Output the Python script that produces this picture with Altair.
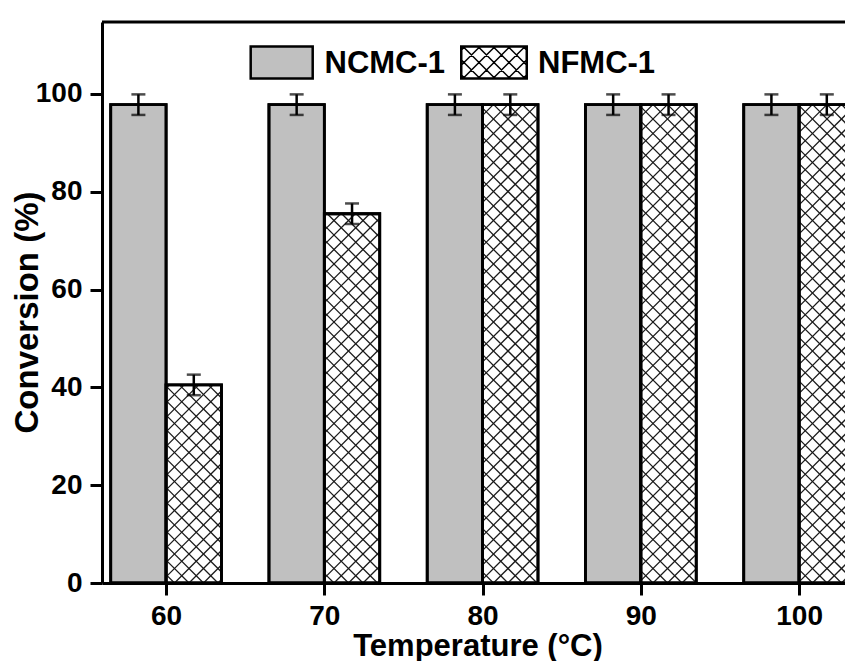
import altair as alt
import pandas as pd
import numpy as np

# ---------------- data ----------------
temps = [60, 70, 80, 90, 100]
ncmc = [97.8, 97.8, 97.8, 97.8, 97.8]
ncmc_err = [2.1, 2.1, 2.1, 2.1, 2.1]
nfmc = [40.5, 75.5, 97.8, 97.8, 97.8]
nfmc_err = [2.1, 2.1, 2.1, 2.1, 2.1]
series_names = ["NCMC-1", "NFMC-1"]
x_ticks = [60, 70, 80, 90, 100]
y_ticks = [0, 20, 40, 60, 80, 100]

# ---------------- layout / style ----------------
X_DOMAIN = [55.95, 102.9]
Y_DOMAIN = [0, 114.7]
W, H = 743, 561
PAD = {"left": 94, "top": 14, "right": 0, "bottom": 78}
BAR_W = 3.5          # bar width in temperature units
HATCH_P = 14.5       # hatch period in px (bars)
LEG_HATCH_P = 15.0   # hatch period in px (legend swatch)
FONT = "Liberation Sans"
GRAY = "#c0c0c0"

rows = []
for t, v, e in zip(temps, ncmc, ncmc_err):
    rows.append(dict(temp=t, series="NCMC-1", value=v, err=e, x0=t - BAR_W, x1=t))
for t, v, e in zip(temps, nfmc, nfmc_err):
    rows.append(dict(temp=t, series="NFMC-1", value=v, err=e, x0=t, x1=t + BAR_W))
df = pd.DataFrame(rows)
df["xc"] = (df["x0"] + df["x1"]) / 2
df["lo"] = df["value"] - df["err"]
df["hi"] = df["value"] + df["err"]

# ---------------- cross hatch for NFMC-1 bars (derived from bar values) ----------------
sx = W / (X_DOMAIN[1] - X_DOMAIN[0])
sy = H / (Y_DOMAIN[1] - Y_DOMAIN[0])
segs = []
for _, r in df[df.series == "NFMC-1"].iterrows():
    X0 = (r.x0 - X_DOMAIN[0]) * sx
    X1 = (r.x1 - X_DOMAIN[0]) * sx
    Y0, Y1 = 0.0, r.value * sy
    kmin = int(np.floor((X0 - Y1) / HATCH_P)) - 1
    kmax = int(np.ceil((X1 - Y0) / HATCH_P)) + 1
    for k in range(kmin, kmax + 1):
        c = k * HATCH_P
        lo, hi = max(Y0, X0 - c), min(Y1, X1 - c)
        if hi - lo > 0.5:
            segs.append(dict(xa=(lo + c) / sx + X_DOMAIN[0], ya=lo / sy,
                             xb=(hi + c) / sx + X_DOMAIN[0], yb=hi / sy))
    kmin = int(np.floor((X0 + Y0) / HATCH_P)) - 1
    kmax = int(np.ceil((X1 + Y1) / HATCH_P)) + 1
    for k in range(kmin, kmax + 1):
        c = k * HATCH_P
        lo, hi = max(Y0, c - X1), min(Y1, c - X0)
        if hi - lo > 0.5:
            segs.append(dict(xa=(c - lo) / sx + X_DOMAIN[0], ya=lo / sy,
                             xb=(c - hi) / sx + X_DOMAIN[0], yb=hi / sy))
hatch = pd.DataFrame(segs)


# ---------------- legend swatch paths ----------------
def rect(a, b):
    return f"M{-a:.4f},{-b:.4f}L{a:.4f},{-b:.4f}L{a:.4f},{b:.4f}L{-a:.4f},{b:.4f}Z"


def swatch_path(w_px, h_px, hatch_px=None):
    unit = w_px / 2.0
    hh = (h_px / 2.0) / unit
    ins = 1.0 / unit
    path = rect(1.0, hh) + rect(1.0 - ins, hh - ins)
    if hatch_px:
        p = hatch_px / unit
        ia, ib = 1.0 - ins, hh - ins
        for k in range(-10, 11):
            c = k * p
            lo, hi = max(-ib, -ia - c), min(ib, ia - c)
            if hi > lo:
                path += f"M{lo + c:.4f},{lo:.4f}L{hi + c:.4f},{hi:.4f}"
            lo, hi = max(-ib, c - ia), min(ib, c + ia)
            if hi > lo:
                path += f"M{c - lo:.4f},{lo:.4f}L{c - hi:.4f},{hi:.4f}"
    return path


legend_df = pd.DataFrame({"series": series_names})
# (series, swatch centre x, swatch width, fill, hatch period, label x) in plot-area pixels
legend_items = [
    ("NCMC-1", 179.7, 63.0, GRAY, None, 222.5),
    ("NFMC-1", 392.0, 66.5, "white", LEG_HATCH_P, 436.0),
]
LEG_Y = 40.5
LEG_H = 33.0
LEG_BASE = 51.3

xscale = alt.Scale(domain=X_DOMAIN, nice=False, zero=False)
yscale = alt.Scale(domain=Y_DOMAIN, nice=False, zero=False)

x_axis = alt.Axis(values=x_ticks, format="d", title="Temperature (°C)",
                  titleX=W / 2 + 4, titleY=72, titleAlign="center", titleBaseline="alphabetic",
                  titleFontSize=31, labelFlush=False, labelPadding=7)
y_axis = alt.Axis(values=y_ticks, format="d", title="Conversion (%)",
                  titleX=-65, titleY=290, titleAlign="center", titleBaseline="alphabetic",
                  titleAngle=-90, titleFontSize=33)

base = alt.Chart(df)

bars = base.mark_bar(stroke="black", strokeWidth=2.8, clip=True).encode(
    x=alt.X("x0:Q", scale=xscale, axis=x_axis),
    x2="x1:Q",
    y=alt.Y("value:Q", scale=yscale, axis=y_axis),
    y2=alt.datum(0),
    fill=alt.condition("datum.series == 'NCMC-1'", alt.value(GRAY), alt.value("white")),
)

hatch_lines = alt.Chart(hatch).mark_rule(color="#1a1a1a", strokeWidth=1.3, clip=True).encode(
    x=alt.X("xa:Q", scale=xscale), y=alt.Y("ya:Q", scale=yscale),
    x2="xb:Q", y2="yb:Q",
)

outlines = base.mark_bar(stroke="black", strokeWidth=2.8, fillOpacity=0, clip=True).encode(
    x=alt.X("x0:Q", scale=xscale), x2="x1:Q",
    y=alt.Y("value:Q", scale=yscale), y2=alt.datum(0),
)

err_rule = base.mark_rule(color="black", strokeWidth=2.5, clip=True).encode(
    x=alt.X("xc:Q", scale=xscale), y=alt.Y("lo:Q", scale=yscale), y2="hi:Q",
)
cap_lo = base.mark_tick(color="black", orient="horizontal", size=14, thickness=2.5, clip=True).encode(
    x=alt.X("xc:Q", scale=xscale), y=alt.Y("lo:Q", scale=yscale),
)
cap_hi = base.mark_tick(color="black", orient="horizontal", size=14, thickness=2.5, clip=True).encode(
    x=alt.X("xc:Q", scale=xscale), y=alt.Y("hi:Q", scale=yscale),
)

top_border = alt.Chart(legend_df.head(1)).mark_rule(color="black", strokeWidth=3).encode(
    x=alt.value(0), x2=alt.value(W), y=alt.value(0),
)

legend_layers = []
for name, cx, w, fill, hp, lx in legend_items:
    sub = alt.Chart(legend_df).transform_filter(f"datum.series == '{name}'")
    legend_layers.append(
        sub.mark_point(shape=swatch_path(w, LEG_H, hp), size=w * w, filled=True, fill=fill,
                       stroke="black", strokeWidth=1.5, opacity=1).encode(
            x=alt.value(cx), y=alt.value(LEG_Y))
    )
    legend_layers.append(
        sub.mark_text(align="left", baseline="alphabetic", font=FONT, fontSize=31,
                      fontWeight="bold", color="black").encode(
            text="series:N", x=alt.value(lx), y=alt.value(LEG_BASE))
    )

chart = alt.layer(bars, hatch_lines, outlines, err_rule, cap_lo, cap_hi, top_border,
                  *legend_layers).properties(
    width=W, height=H,
    autosize=alt.AutoSizeParams(type="none"),
    padding=PAD,
    background="white",
).configure_view(stroke=None).configure_axis(
    grid=False,
    labelFont=FONT, labelFontSize=28, labelFontWeight="bold", labelColor="black", labelPadding=8,
    titleFont=FONT, titleFontWeight="bold", titleColor="black",
    domainColor="black", domainWidth=3, tickColor="black", tickWidth=3, tickSize=12,
    labelOverlap=False,
)

chart.save("out.html", embed_options={"renderer": "svg", "actions": False})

= = = = = = =

Exactly reproduce the run of lines from the start of the listing through the line with "y_ticks = [0, 20, 40, 60, 80, 100]", inclusive; pictures are not copied.

Output the Python script that produces this picture with Altair.
import altair as alt
import pandas as pd
import numpy as np

# ---------------- data ----------------
temps = [60, 70, 80, 90, 100]
ncmc = [97.8, 97.8, 97.8, 97.8, 97.8]
ncmc_err = [2.1, 2.1, 2.1, 2.1, 2.1]
nfmc = [40.5, 75.5, 97.8, 97.8, 97.8]
nfmc_err = [2.1, 2.1, 2.1, 2.1, 2.1]
series_names = ["NCMC-1", "NFMC-1"]
x_ticks = [60, 70, 80, 90, 100]
y_ticks = [0, 20, 40, 60, 80, 100]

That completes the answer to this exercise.